You can either develop your own RFP or use a generic template. Personally, I think you have to adapt a generic template to suit your needs, but it does serve as a good starting point.
How can my newly acquired skills help others?
Organisations require highly skilled digital business, IT, usability and web marketing experts who can manage online assets and advise accordingly for the redesign of a website should the need arise. Often the nature of a business changes but the branding and marketing messages have not. Sometimes, customer needs change, such that, the demand for a more complex front-end (and back-end process (e.g. a membership portal) is necessary in order to provide a more relevant, personalised and interactive user experience. Often a website’s design requires updating to match the current image or brand personality of the company. Or quite simply, maybe a different content management system has superior capabilities and would be a better fit for the purpose of a website.

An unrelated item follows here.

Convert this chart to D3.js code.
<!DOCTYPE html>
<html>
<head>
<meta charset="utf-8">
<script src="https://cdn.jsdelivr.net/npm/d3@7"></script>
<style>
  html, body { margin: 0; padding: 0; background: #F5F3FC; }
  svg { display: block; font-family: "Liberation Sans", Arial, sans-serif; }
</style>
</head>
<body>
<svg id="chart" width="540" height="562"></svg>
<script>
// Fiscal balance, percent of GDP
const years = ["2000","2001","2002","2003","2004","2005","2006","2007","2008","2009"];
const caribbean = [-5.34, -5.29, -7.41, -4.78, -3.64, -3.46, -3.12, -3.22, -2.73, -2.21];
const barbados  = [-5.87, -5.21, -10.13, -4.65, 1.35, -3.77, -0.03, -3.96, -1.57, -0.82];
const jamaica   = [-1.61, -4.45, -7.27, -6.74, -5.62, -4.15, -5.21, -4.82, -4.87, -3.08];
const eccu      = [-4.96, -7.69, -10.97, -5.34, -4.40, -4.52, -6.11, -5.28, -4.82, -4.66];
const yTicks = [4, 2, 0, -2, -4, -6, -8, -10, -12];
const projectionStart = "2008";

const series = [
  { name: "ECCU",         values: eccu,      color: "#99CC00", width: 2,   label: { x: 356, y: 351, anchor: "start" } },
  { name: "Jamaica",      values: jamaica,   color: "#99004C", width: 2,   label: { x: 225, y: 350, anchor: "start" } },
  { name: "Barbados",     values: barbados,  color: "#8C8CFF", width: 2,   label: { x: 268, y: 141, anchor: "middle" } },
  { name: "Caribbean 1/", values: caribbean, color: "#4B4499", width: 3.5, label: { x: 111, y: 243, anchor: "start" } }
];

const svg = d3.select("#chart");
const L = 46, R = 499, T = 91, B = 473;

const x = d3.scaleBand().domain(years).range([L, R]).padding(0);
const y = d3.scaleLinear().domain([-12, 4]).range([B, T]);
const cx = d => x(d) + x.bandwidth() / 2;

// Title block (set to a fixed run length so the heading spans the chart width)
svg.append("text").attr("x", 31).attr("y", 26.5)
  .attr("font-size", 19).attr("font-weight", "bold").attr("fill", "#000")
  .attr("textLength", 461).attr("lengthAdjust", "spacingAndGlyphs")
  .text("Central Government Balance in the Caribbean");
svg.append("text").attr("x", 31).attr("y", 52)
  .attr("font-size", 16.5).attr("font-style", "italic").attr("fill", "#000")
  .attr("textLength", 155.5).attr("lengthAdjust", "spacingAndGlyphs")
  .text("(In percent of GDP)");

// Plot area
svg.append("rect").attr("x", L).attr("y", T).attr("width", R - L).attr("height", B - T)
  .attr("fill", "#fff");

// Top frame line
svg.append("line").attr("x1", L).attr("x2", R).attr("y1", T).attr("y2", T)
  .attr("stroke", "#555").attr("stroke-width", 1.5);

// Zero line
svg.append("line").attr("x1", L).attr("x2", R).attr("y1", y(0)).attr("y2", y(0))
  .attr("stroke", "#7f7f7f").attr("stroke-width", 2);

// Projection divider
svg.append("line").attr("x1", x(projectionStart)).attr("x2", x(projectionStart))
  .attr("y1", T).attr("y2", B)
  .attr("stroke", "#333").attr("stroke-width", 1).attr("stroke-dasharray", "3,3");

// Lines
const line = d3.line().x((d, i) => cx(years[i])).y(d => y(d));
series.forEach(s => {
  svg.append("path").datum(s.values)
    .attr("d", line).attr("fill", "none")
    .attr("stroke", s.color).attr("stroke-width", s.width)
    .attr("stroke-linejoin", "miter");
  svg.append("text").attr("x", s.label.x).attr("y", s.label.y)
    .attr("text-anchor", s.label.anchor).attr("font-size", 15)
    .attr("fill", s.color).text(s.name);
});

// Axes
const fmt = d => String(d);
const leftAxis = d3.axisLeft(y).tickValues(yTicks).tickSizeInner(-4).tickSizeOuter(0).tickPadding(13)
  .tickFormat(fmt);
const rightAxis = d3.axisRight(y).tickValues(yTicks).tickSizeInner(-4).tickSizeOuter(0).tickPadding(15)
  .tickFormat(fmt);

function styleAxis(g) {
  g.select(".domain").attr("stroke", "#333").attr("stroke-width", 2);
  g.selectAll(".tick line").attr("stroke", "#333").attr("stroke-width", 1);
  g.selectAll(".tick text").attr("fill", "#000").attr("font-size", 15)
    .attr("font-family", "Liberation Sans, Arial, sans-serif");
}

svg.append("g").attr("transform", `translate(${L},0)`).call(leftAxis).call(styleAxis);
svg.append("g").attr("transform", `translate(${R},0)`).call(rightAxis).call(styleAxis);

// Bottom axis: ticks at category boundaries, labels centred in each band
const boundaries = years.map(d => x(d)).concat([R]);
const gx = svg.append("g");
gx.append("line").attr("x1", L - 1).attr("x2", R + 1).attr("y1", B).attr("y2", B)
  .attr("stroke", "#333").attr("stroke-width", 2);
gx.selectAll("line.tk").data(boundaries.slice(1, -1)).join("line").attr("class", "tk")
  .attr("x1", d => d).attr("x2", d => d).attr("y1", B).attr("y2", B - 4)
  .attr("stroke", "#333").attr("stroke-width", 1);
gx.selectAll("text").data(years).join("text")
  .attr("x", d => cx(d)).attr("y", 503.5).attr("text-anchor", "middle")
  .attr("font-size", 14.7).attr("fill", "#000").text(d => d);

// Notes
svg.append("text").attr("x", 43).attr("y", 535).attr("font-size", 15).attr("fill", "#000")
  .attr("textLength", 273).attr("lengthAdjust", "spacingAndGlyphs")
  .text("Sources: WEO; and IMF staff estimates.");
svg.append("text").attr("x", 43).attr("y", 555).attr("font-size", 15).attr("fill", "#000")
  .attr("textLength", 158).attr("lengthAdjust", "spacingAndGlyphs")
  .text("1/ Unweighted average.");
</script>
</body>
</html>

Many experts are specialists in one area and may have limited knowledge in other complimentary disciplines, for example, most online marketers understand social media marketing (well, let's hope so) but many may not be as good at search engine optimisation. Often web developers don’t fully understanding broader marketing requirements. Or sometimes you get a person, who is a genius technology buff, but they don’t now the first thing about business. Therefore, it is critical to have a solid knowledge of business, marketing and web principles coupled with an ability to communicate and translate technical terms and jargon into layman’s talk. Being a able to provide insights that others can't is a must have skill for anyone seeking to work in the digital arena.
And so I ask you a question. Have you had experience with a website RFP process? What problems did you encounter?